◆ EXERCISE DETAILS:
It is required that the lines from the top of the listing through the line with "fit45_tau = [1.10, 1.00, 0.74]" be reproduced exactly, excluding pictures.

─── MATERIAL PROVIDED ───

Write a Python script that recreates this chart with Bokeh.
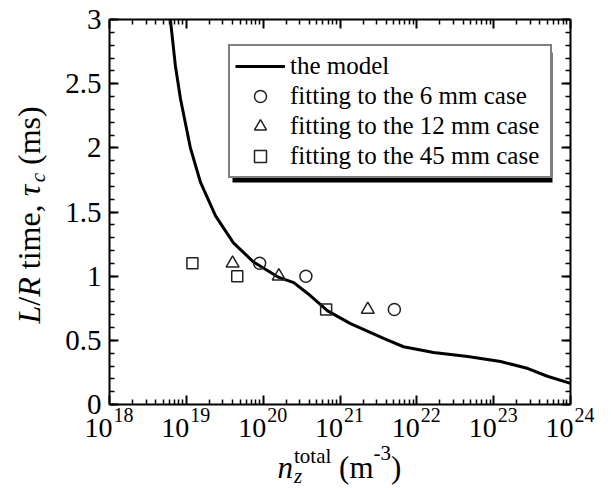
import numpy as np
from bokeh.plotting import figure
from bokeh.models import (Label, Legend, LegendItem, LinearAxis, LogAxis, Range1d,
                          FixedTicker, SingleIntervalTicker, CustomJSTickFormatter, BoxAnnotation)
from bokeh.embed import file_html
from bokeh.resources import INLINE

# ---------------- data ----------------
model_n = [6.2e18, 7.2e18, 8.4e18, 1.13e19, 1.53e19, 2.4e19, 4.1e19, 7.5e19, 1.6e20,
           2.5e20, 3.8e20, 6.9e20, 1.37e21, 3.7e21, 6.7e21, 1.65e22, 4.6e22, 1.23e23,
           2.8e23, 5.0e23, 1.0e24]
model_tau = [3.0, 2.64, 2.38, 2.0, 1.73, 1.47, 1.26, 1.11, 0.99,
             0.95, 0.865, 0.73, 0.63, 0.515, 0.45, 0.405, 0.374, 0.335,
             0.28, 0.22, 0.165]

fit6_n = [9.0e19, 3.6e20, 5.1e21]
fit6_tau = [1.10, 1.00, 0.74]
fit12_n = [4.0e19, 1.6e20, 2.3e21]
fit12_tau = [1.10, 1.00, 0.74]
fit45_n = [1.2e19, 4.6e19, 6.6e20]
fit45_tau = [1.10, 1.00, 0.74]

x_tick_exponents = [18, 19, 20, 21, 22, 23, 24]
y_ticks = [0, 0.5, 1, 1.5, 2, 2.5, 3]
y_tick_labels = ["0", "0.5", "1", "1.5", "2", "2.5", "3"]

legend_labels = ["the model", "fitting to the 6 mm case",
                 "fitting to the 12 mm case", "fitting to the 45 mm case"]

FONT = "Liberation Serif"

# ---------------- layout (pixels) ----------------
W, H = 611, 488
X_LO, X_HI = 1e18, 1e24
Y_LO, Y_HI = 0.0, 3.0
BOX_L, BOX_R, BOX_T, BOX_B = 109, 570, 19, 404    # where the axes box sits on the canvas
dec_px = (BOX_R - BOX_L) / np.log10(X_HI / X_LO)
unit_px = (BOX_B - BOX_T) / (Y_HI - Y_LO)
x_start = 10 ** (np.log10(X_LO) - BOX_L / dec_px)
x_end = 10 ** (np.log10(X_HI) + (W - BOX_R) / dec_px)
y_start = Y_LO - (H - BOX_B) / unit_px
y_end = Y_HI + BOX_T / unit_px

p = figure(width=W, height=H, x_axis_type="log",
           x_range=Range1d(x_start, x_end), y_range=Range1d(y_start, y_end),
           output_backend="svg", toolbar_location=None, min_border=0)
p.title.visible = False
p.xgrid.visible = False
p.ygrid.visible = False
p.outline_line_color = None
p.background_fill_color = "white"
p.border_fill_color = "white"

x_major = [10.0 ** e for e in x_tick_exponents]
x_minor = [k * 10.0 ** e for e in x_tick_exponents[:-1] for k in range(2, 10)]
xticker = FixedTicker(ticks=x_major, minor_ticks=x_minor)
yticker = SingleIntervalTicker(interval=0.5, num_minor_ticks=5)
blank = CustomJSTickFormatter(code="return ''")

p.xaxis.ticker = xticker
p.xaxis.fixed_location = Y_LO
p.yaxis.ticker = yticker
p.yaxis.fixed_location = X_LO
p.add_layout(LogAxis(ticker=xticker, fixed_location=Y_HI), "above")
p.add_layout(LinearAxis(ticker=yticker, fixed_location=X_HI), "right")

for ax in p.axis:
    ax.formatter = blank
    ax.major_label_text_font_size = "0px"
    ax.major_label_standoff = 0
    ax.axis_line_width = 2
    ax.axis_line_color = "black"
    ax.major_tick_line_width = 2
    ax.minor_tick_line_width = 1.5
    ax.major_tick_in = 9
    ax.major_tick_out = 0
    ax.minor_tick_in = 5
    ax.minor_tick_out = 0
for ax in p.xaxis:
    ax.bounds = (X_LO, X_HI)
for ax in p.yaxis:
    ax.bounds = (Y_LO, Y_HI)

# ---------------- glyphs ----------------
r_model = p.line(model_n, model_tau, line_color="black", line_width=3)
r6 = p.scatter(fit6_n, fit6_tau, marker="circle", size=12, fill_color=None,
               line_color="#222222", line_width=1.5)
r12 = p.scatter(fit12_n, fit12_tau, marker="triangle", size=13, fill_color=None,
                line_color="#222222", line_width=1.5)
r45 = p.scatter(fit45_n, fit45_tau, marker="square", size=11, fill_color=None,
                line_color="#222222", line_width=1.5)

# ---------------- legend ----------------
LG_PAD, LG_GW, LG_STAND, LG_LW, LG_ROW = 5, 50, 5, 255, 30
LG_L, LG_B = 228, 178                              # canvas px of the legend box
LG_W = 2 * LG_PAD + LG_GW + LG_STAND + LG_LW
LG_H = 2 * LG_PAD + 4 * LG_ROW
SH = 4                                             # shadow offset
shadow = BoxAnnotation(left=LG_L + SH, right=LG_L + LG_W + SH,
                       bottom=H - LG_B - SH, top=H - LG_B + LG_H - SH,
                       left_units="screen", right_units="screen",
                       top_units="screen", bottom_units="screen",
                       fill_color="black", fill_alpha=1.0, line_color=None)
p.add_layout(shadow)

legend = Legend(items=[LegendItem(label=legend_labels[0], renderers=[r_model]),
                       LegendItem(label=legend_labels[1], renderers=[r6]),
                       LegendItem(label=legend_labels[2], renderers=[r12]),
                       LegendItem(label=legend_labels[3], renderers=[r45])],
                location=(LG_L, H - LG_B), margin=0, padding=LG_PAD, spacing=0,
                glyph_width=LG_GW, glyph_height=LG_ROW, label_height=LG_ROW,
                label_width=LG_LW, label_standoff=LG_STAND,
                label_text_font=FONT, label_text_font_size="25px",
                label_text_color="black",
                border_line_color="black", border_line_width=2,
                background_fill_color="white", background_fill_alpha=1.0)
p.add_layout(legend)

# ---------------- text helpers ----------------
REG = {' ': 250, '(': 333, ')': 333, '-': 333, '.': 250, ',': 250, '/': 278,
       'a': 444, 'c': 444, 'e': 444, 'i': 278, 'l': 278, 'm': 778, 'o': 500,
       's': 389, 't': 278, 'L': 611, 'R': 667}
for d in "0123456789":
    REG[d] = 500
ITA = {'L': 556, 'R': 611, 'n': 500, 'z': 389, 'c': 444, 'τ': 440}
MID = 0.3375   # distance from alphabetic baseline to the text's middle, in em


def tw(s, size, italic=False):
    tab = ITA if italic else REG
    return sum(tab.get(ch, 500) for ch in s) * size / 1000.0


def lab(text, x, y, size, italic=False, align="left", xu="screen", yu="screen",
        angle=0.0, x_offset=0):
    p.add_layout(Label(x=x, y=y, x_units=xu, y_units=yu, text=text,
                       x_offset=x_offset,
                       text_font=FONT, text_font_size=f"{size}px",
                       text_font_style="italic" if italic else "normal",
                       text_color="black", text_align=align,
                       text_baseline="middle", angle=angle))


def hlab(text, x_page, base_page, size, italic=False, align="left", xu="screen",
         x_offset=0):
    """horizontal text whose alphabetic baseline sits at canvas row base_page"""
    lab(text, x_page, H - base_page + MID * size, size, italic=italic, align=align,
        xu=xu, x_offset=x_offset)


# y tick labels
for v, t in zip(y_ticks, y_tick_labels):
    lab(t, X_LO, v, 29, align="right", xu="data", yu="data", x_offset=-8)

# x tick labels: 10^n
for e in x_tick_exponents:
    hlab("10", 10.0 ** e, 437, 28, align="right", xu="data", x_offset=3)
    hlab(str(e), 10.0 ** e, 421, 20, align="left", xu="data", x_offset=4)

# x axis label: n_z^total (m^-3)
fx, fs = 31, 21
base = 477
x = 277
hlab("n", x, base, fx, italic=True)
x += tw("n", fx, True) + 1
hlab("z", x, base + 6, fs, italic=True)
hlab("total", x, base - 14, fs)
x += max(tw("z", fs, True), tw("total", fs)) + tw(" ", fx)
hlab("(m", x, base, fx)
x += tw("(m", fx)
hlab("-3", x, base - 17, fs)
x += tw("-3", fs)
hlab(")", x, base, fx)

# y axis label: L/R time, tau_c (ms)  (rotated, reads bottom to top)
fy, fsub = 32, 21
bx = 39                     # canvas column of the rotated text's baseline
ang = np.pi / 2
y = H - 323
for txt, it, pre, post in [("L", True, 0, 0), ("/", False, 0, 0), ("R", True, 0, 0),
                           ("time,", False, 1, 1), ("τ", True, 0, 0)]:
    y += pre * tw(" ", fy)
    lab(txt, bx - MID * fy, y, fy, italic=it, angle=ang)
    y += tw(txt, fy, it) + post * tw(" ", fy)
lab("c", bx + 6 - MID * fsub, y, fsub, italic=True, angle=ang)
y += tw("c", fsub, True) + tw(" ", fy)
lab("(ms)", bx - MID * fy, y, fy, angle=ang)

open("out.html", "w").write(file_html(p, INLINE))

───

◆ EXERCISE SOLUTION:
Write a Python script that recreates this chart with Bokeh.
import numpy as np
from bokeh.plotting import figure
from bokeh.models import (Label, Legend, LegendItem, LinearAxis, LogAxis, Range1d,
                          FixedTicker, SingleIntervalTicker, CustomJSTickFormatter, BoxAnnotation)
from bokeh.embed import file_html
from bokeh.resources import INLINE

# ---------------- data ----------------
model_n = [6.2e18, 7.2e18, 8.4e18, 1.13e19, 1.53e19, 2.4e19, 4.1e19, 7.5e19, 1.6e20,
           2.5e20, 3.8e20, 6.9e20, 1.37e21, 3.7e21, 6.7e21, 1.65e22, 4.6e22, 1.23e23,
           2.8e23, 5.0e23, 1.0e24]
model_tau = [3.0, 2.64, 2.38, 2.0, 1.73, 1.47, 1.26, 1.11, 0.99,
             0.95, 0.865, 0.73, 0.63, 0.515, 0.45, 0.405, 0.374, 0.335,
             0.28, 0.22, 0.165]

fit6_n = [9.0e19, 3.6e20, 5.1e21]
fit6_tau = [1.10, 1.00, 0.74]
fit12_n = [4.0e19, 1.6e20, 2.3e21]
fit12_tau = [1.10, 1.00, 0.74]
fit45_n = [1.2e19, 4.6e19, 6.6e20]
fit45_tau = [1.10, 1.00, 0.74]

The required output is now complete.